Conoscete Google Arts & Culture? Da oggi ha una nuova applicazione, “We wear culture“, un percorso digitale nella storia della moda e del costume attraverso 400 mostre fatte di immagini, video e mappe interattive che spaziano dalla Corte di Versailles al punk di Vivienne Westwood, dal Museo Ferragamo a Coco Chanel, dai merletti svizzeri alla t-shirt passando per il sari indiano e il kimono giapponese, oltre alle gallerie di alcuni tra i musei di costume più significativi del mondo.
“We wear culture” è frutto della partnership di Google con musei, fondazioni, curatori e trendsetter di tutto il mondo e costituisce il più importante strumento divulgativo in materia di moda perché consente di accedere e navigare, con una app gratuita, in una biblioteca infinita in cui le istituzioni pubbliche e private hanno messo in rete collezioni ed archivi inaccessibili al pubblico in ragione della fragilità e delle cattive condizioni dei manufatti.
Lo storytelling dei capitoli è molto curato, nello stile di Google Art, nei contenuti e nelle immagini, capace di fare luce sui più piccoli dettagli, così come di dare una profondità e visione d’insieme tale da nutrire percorsi diversi e paralleli rispetto allo stile ed alla moda. Un incubatore di creatività e bellezza che vuole parlare a tutti.
Ma “indossiamo la cultura – la storia di ciò che indossiamo” ha una parte di silenzio che assorda. Manca Milano.
Perché la nostra città non ha ancora un Museo della Moda, come Parigi ha il Musèe Galliera, Londra le gallerie del Victoria and Albert Museum e New York la sezione del Metropolitan? Certamente il contenuto non ci manca. Intere collezioni inutilizzate, penso a Walter Albini, Romeo Gigli, Gianni Versace, Krizia. Hanno cambiato il mondo, le donne e Milano e questa città non ha dedicato a loro nemmeno una mostra.
Non ve la racconto nemmeno la storia del museo che non è mai nato. Il primo progetto di legge risale al 2002, Porta Nuova nei progetti iniziali doveva diventare il polo aggregativo del lusso ed ospitare il Museo Modam ma si è tramutato in un hub tecnologico con le sedi di Amazon, Microsoft, Google e Linkedin.
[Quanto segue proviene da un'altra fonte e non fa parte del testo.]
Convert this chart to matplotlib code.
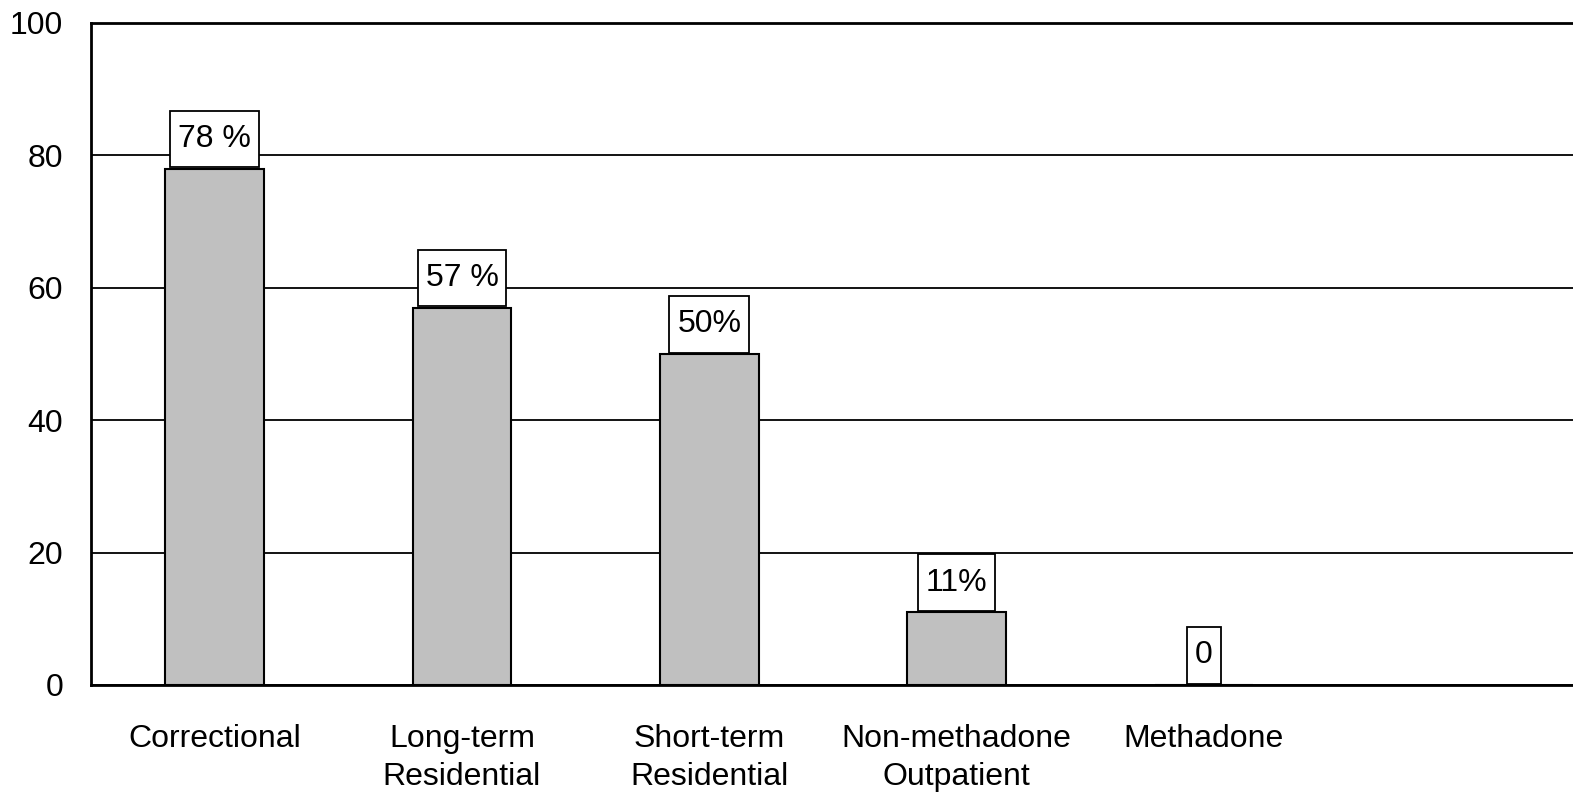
import matplotlib
matplotlib.use("Agg")
import matplotlib.pyplot as plt
from matplotlib.path import Path

categories = ["Correctional", "Long-term\nResidential", "Short-term\nResidential",
              "Non-methadone\nOutpatient", "Methadone"]
values = [78, 57, 50, 11, 0]
value_labels = ["78 %", "57 %", "50%", "11%", "0"]
yticks = [0, 20, 40, 60, 80, 100]

plt.rcParams['font.family'] = ['Liberation Sans', 'DejaVu Sans']

W, H = 1573, 792
fig = plt.figure(figsize=(W / 100, H / 100), dpi=100)
ax = fig.add_axes([91 / W, 1 - 685 / H, (1575 - 91) / W, (685 - 23) / H])


def label_box(x0, y0, width, height, mutation_size):
    px = 0.25 * mutation_size
    py = 0.42 * mutation_size
    x0, y0 = x0 - px, y0 - py
    x1, y1 = x0 + width + 2 * px, y0 + height + 2 * py
    return Path([(x0, y0), (x1, y0), (x1, y1), (x0, y1), (x0, y0)],
                closed=True)


x = list(range(len(categories)))
ax.bar(x, values, width=0.40, color="#c0c0c0", edgecolor="black", linewidth=1.5, zorder=3)

for xi, v, lab in zip(x, values, value_labels):
    ax.annotate(lab, (xi, v), xytext=(0, 10.5), textcoords="offset points",
                ha="center", va="bottom", fontsize=23,
                bbox=dict(boxstyle=label_box, facecolor="white",
                          edgecolor="black", linewidth=1.3), zorder=4)

ax.set_xlim(-0.5, 5.5)
ax.set_ylim(0, 100)
ax.set_yticks(yticks)
ax.set_yticklabels([str(t) for t in yticks], fontsize=23)
ax.set_xticks(x)
ax.set_xticklabels(categories, fontsize=23, linespacing=1.37)
ax.tick_params(axis="both", length=0)
ax.tick_params(axis="y", pad=20)
ax.tick_params(axis="x", pad=28)
ax.yaxis.grid(True, color="black", linewidth=1.3, zorder=0)
ax.set_axisbelow(True)
for s in ["left", "bottom", "top"]:
    ax.spines[s].set_linewidth(2)
    ax.spines[s].set_color("black")
ax.spines["right"].set_visible(False)

fig.savefig("out.png", dpi=100, facecolor="white")
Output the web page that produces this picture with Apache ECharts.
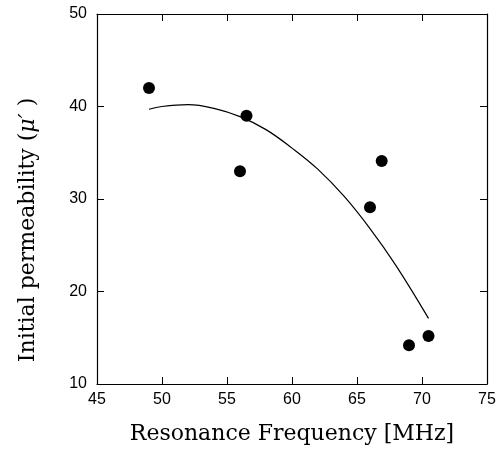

Nel programma del sindaco Sala il museo della Moda era una priorità, insieme al museo di Arte Contemporanea, ma nulla si è mosso dopo la sua elezione.
Certo, aprire un museo è sempre una mossa politicamente difficoltosa perché chi parte con la realizzazione difficilmente, per tempistica, arriva alla inaugurazione, ma il racconto della moda a Milano è diventata una priorità alla quale non ci si può più sottrarre, pena una grande e brutta figura. E quindi va bene frammentare l’offerta culturale in eventi temporanei, come stiamo facendo, se si traduce in una maggiore diffusione capillare, ma la cultura vuole, da sempre, robuste fondamenta, per cristallizzare i principi non negoziabili di una civiltà.